Parmi ces droits, rappelle Emna Krichène, le droit d’accès des personnes concernées à leurs données, le droit à l’information (notifier la personne concernée de tout traitement envisagé sur ses données), le droit au consentement libre et le droit d’opposition au traitement (à quelques exceptions près). De plus, plusieurs nouvelles dispositions ont fait également leur introduction dans ce projet de loi, notamment le droit à l’oubli. Il se manifeste sous deux formes : la suppression de données qui pourraient nuire à la personne concernée, sur des actions passées (appelé aussi droit à l’effacement); et le retrait de références vers de telles informations sur les moteurs de recherche (baptisé droit à l’oubli ou droit au déréférencement). Mais pas uniquement ! “Un principe très important a été introduit par le nouveau projet: l’accountability”, a insisté Maître Krichène. Ce principe se manifeste par une responsabilisation des acteurs, et une co-responsabilité civile et pénale, a-t-elle expliqué à l’assistance.
Dans ce cadre, le projet de loi a prévu des pénalités en cas d’infraction, des sanctions pécuniaires importantes pouvant atteindre les 4% du chiffre d’affaires hors taxes du dernier exercice clos ! Et ce n’est pas tout : en cas de récidive, l’amende peut être doublée (avec un plafond de 4 millions de dinars). La loi a même prévu des peines privatives de liberté, “mais avec la possibilité de substitution par amendes”, a rassuré l’avocate.

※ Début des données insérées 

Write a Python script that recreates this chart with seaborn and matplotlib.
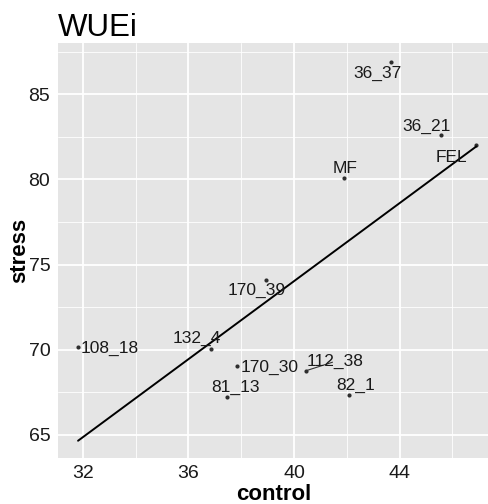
import matplotlib
matplotlib.use("Agg")
import matplotlib.pyplot as plt
import seaborn as sns
import pandas as pd

# Data
labels = ["36_37", "36_21", "FEL", "MF", "170_39", "132_4", "108_18",
          "170_30", "81_13", "112_38", "82_1"]
control = [43.68, 45.58, 46.91, 41.90, 38.94, 36.86, 31.82,
           37.86, 37.47, 40.46, 42.09]
stress = [86.90, 82.60, 82.00, 80.10, 74.12, 70.06, 70.18,
          69.06, 67.20, 68.76, 67.35]
# label positions (repelled text positions, data units)
label_x = [43.15, 45.04, 45.95, 41.94, 38.60, 36.33, 33.03,
           39.06, 37.77, 41.56, 42.35]
label_y = [86.25, 83.14, 81.31, 80.66, 73.49, 70.66, 70.08,
           68.96, 67.78, 69.31, 67.90]
x_ticks = [32, 36, 40, 44]
y_ticks = [65, 70, 75, 80, 85]

df = pd.DataFrame({"label": labels, "control": control, "stress": stress,
                   "lx": label_x, "ly": label_y})

sns.set_theme(style="darkgrid")
plt.rcParams["font.family"] = ["Liberation Sans", "DejaVu Sans"]

fig = plt.figure(figsize=(4.89, 5.04), dpi=100)
ax = fig.add_axes([58 / 489, 1 - 457.5 / 504, 1 - 58 / 489, (457.5 - 43) / 504])
ax.set_facecolor("#E5E5E5")

sns.regplot(data=df, x="control", y="stress", ax=ax, ci=None, truncate=True,
            scatter_kws=dict(s=9, color="black", linewidths=0, zorder=3),
            line_kws=dict(color="black", lw=1.4, zorder=2))

for _, r in df.iterrows():
    if r["label"] == "112_38":
        ax.annotate(r["label"], xy=(r["control"], r["stress"]),
                    xytext=(r["lx"], r["ly"]), ha="center", va="center",
                    fontsize=12.5, color="#1a1a1a", zorder=4,
                    arrowprops=dict(arrowstyle="-", color="#333333", lw=0.8,
                                    shrinkA=2, shrinkB=1))
    else:
        ax.text(r["lx"], r["ly"], r["label"], ha="center", va="center",
                fontsize=12.5, color="#1a1a1a", zorder=4)

ax.set_xlim(31.06, 47.39)
ax.set_ylim(63.66, 88.02)
ax.set_xticks(x_ticks)
ax.set_yticks(y_ticks)
ax.set_xticks([34, 38, 42, 46], minor=True)
ax.set_yticks([67.5, 72.5, 77.5, 82.5, 87.5], minor=True)
ax.grid(which="major", color="white", lw=1.3)
ax.grid(which="minor", color="white", lw=0.6)
ax.set_axisbelow(True)
for s in ax.spines.values():
    s.set_visible(False)

ax.tick_params(axis="both", which="major", labelsize=14, colors="#333333",
               length=3.5, width=0.8, pad=2, labelcolor="#1a1a1a")
ax.tick_params(axis="both", which="minor", length=0)

ax.set_xlabel("control", fontsize=16, fontweight="bold", labelpad=1,
              color="black")
ax.set_ylabel("stress", fontsize=16, fontweight="bold", labelpad=-1,
              color="black")
ax.set_title("WUEi", loc="left", fontsize=22.5, pad=5, color="black")

fig.savefig("out.png", dpi=100)
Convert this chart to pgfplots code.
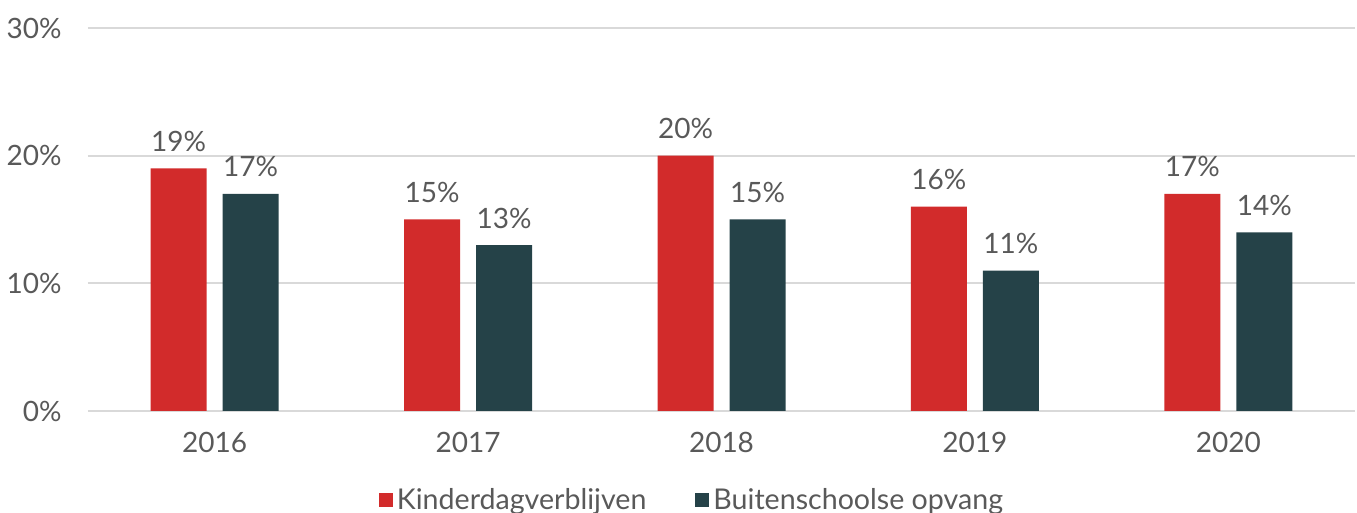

Autre point important : les sanctions de l’INPDP font l’objet d’une communication publique !
Toujours d’après le projet de loi, “les personnes morales publiques ou celles privées employant plus de cinquante employés ou traitant des données sensibles et effectuant un traitement des données à caractère personnel sont tenues de désigner un délégué à la protection des données à caractère personnel”.
Ce délégué, bien qu’employé de l’entreprise, doit être indépendant. Sa nomination doit faire l’objet d’une notification de l’INPDP, et sa démission ne peut se faire qu’après consultation avec l’Instance.
L’avantage d’avoir un DPO pour les entreprises, rétorque Emna Krichène, est que toutes les autorisations deviennent de simples déclarations. En ce qui concerne le transfert des données personnelles vers l’étranger, le projet de loi garde l’autorisation comme règle générale, avec notamment deux nouvelles exceptions, a noté l’avocate. En effet, les transferts vers les pays en adéquation (d’après une liste préparée et mise à jour par l’INPDP) et ceux effectués par des entreprises employant un délégué à la protection des données à caractère personnel (DPO, Data Privacy Officer) ne nécessitent qu’une déclaration.
Malgré tous ces efforts, le chemin de la protection des données personnelles est encore long.